Is it possible to find all orbits of the action of group $\langle g_1 \rangle * \langle g_2 \rangle$ on $V$?  How can I find all of them? 
 A: Have you seen this note of Don Zagier?


*

*A One-Sentence Proof that every $p \equiv 1 \mod 4$ is a sum of two squares?


His map might be related:
$$ (x,y,z) \mapsto \left\{ 
\begin{array}{cl} (x+2z, z, y - x - z ) & \text{if }x< y - z \\
(2y-x, y, x - y + z) & \text{if }y-z < x < 2y \\
(x-2y, x-y+z,y)& \text{if }x > 2y
 \end{array}
 \right. $$
He claims (but does not really prove) it is involution on  $X = \{ x^2 + 4yz = p\}$ with exactly one fixed point - if $p$ is prime - so that involution $(x,y,z) \mapsto (y,x,z)$ is also a fixed point.

It is simplification of this argument by Roger Heath-Brown.
A: Not an answer, but some comments:


*

*The quadratic form $q$ (as in YCor's comment) has signature $(-, -, +)$ so the group is a fuchsian group.

*A fuchsian group is Zariski-dense if and only if it is non-elementary.
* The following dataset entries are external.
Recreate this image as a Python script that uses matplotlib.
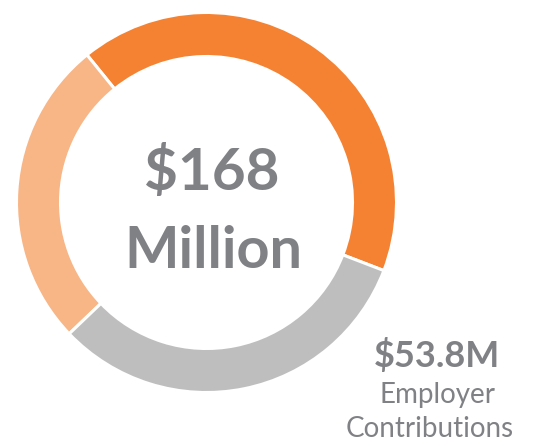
import matplotlib

matplotlib.use("Agg")
import matplotlib.pyplot as plt

# funding sources, $ millions (counter-clockwise from the right)
sources = ["Investment Income", "Member Contributions", "Employer Contributions"]
amounts = [70.0, 44.2, 53.8]
colors = ["#f58232", "#f8b586", "#bebebe"]

total_label = ["$168", "Million"]
callout_value = "$53.8M"
callout_text = ["Employer", "Contributions"]

W, H = 535, 446
TEXT = "#808184"

fig = plt.figure(figsize=(W / 100, H / 100), dpi=100)
ax = fig.add_axes([0, 0, 1, 1])

ax.pie(
    amounts,
    colors=colors,
    startangle=-21,
    counterclock=True,
    radius=190,
    center=(206.5, H - 202.5),
    wedgeprops=dict(width=44, edgecolor="white", linewidth=2.2),
    frame=True,
)
ax.set_xlim(0, W)
ax.set_ylim(0, H)
ax.set_aspect("equal")
ax.axis("off")

font = "Lato"
ax.text(212, H - 190, total_label[0], ha="center", va="baseline",
        fontsize=42, fontweight="bold", color=TEXT, family=font)
ax.text(213, H - 268, total_label[1], ha="center", va="baseline",
        fontsize=41.5, fontweight="bold", color=TEXT, family=font)

ax.text(437, H - 367, callout_value, ha="center", va="baseline",
        fontsize=26, fontweight="bold", color=TEXT, family=font)
ax.text(438, H - 403, callout_text[0], ha="center", va="baseline",
        fontsize=20, color=TEXT, family=font)
ax.text(430, H - 437, callout_text[1], ha="center", va="baseline",
        fontsize=20, color=TEXT, family=font)

fig.savefig("out.png", dpi=100)
plt.close(fig)
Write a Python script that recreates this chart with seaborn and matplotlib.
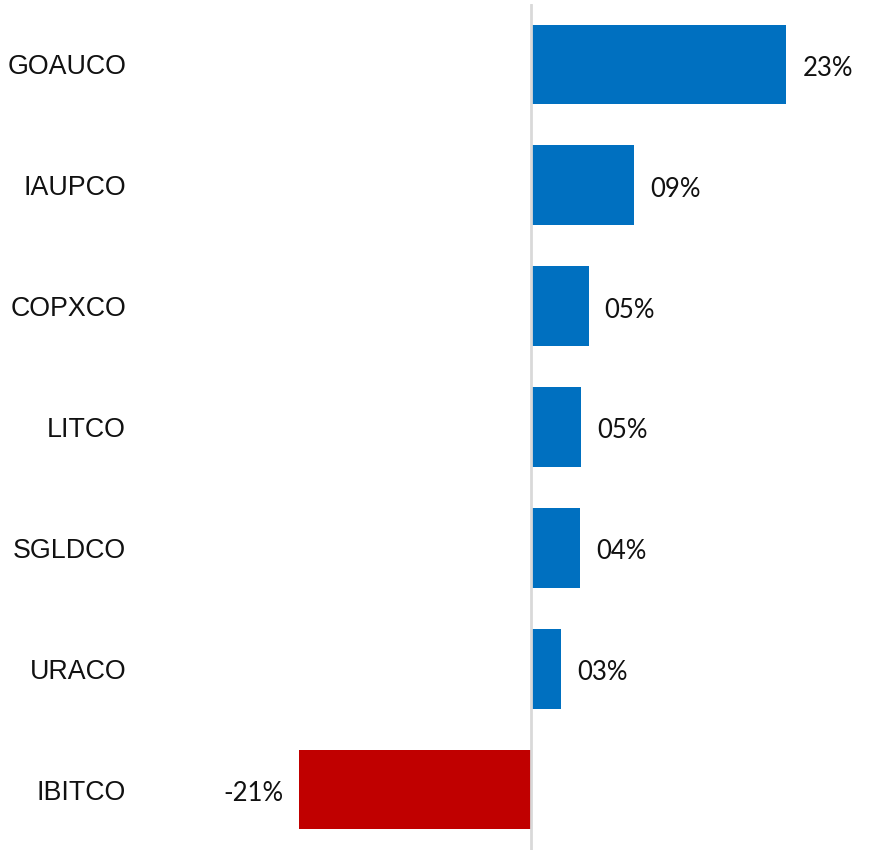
import pandas as pd
import numpy as np
import matplotlib.pyplot as plt
import seaborn as sns

# ── Data ─────────────────────────────────────────
tickers = ["GOAUCO", "IAUPCO", "COPXCO", "LITCO", "SGLDCO", "URACO", "IBITCO"]
returns = [23.0, 9.3, 5.2, 4.5, 4.4, 2.7, -20.9]
labels = ["23%", "09%", "05%", "05%", "04%", "03%", "-21%"]

BLUE = "#0070C0"
RED = "#C00000"

df = pd.DataFrame({"ticker": tickers, "ret": returns})
df["sign"] = np.where(df["ret"] >= 0, "pos", "neg")

sns.set_style("white")
plt.rcParams["font.family"] = ["Liberation Sans", "DejaVu Sans"]

fig = plt.figure(figsize=(8.71, 8.5), dpi=100)
ax = fig.add_axes([140 / 871, 0.0, 1 - 140 / 871, 1 - 4 / 850])

sns.barplot(
    data=df, x="ret", y="ticker", hue="sign",
    palette={"pos": BLUE, "neg": RED},
    orient="h", width=0.66, dodge=False, legend=False, ax=ax,
    saturation=1, linewidth=0,
)

# zero line, drawn over the bars like the original
ax.axvline(0, color="#d9d9d9", lw=2, zorder=3)

# value labels
for i, (v, lab) in enumerate(zip(returns, labels)):
    if v >= 0:
        ax.annotate(lab, (v, i), xytext=(16, -4), textcoords="offset pixels",
                    ha="left", va="center", fontsize=18.5, family="Lato", color="#111111")
    else:
        ax.annotate(lab, (v, i), xytext=(-16, -4), textcoords="offset pixels",
                    ha="right", va="center", fontsize=18.5, family="Lato", color="#111111")

ax.set_xlim((140 - 531) / 11.1, (871 - 531) / 11.1)
ax.set_ylim(6.5, -0.5)
ax.set_xlabel("")
ax.set_ylabel("")
ax.set_xticks([])
ax.tick_params(axis="y", length=0, labelsize=19.3, pad=10, labelcolor="#111111")
for s in ax.spines.values():
    s.set_visible(False)

fig.savefig("out.png", dpi=100)
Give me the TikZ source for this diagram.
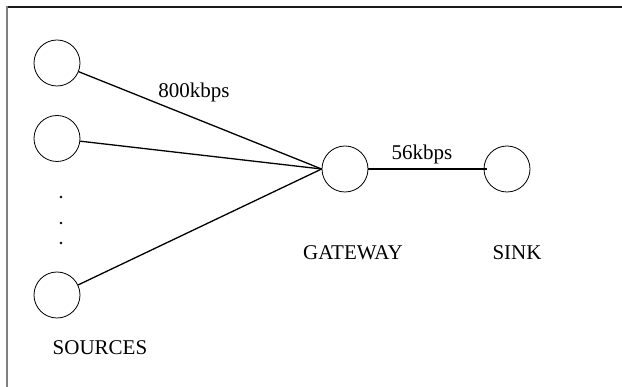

It is pretty clear that this group is non-elementary (because $g_1$ acts non-trivially on the limit points on $g_2.$)

*One does not even need the fact above, but using the results of T. Weigel, one can check surjectivity (onto $SO(3, p))$ for a single $p\geq 3$.

*So, as Yves says, there is one orbit mod large $p$, but

*This does not give us much, since the most studied of such objects - the Apollonian group (see the original papers of Grahah, Lagarias, Mallows, Wilks, but also the amazing later papers of Sarnak, Fuchs, Bourgain, Gamburd...) is likewise Zariski dense, but, nevertheless, has infinitely many orbits.


Finally, it should be remarked that your $V$ is the de Sitter sphere (sphere of radius $1$ for your quadratic form). That makes life slightly more annoying than if it were the hyperbolic plane.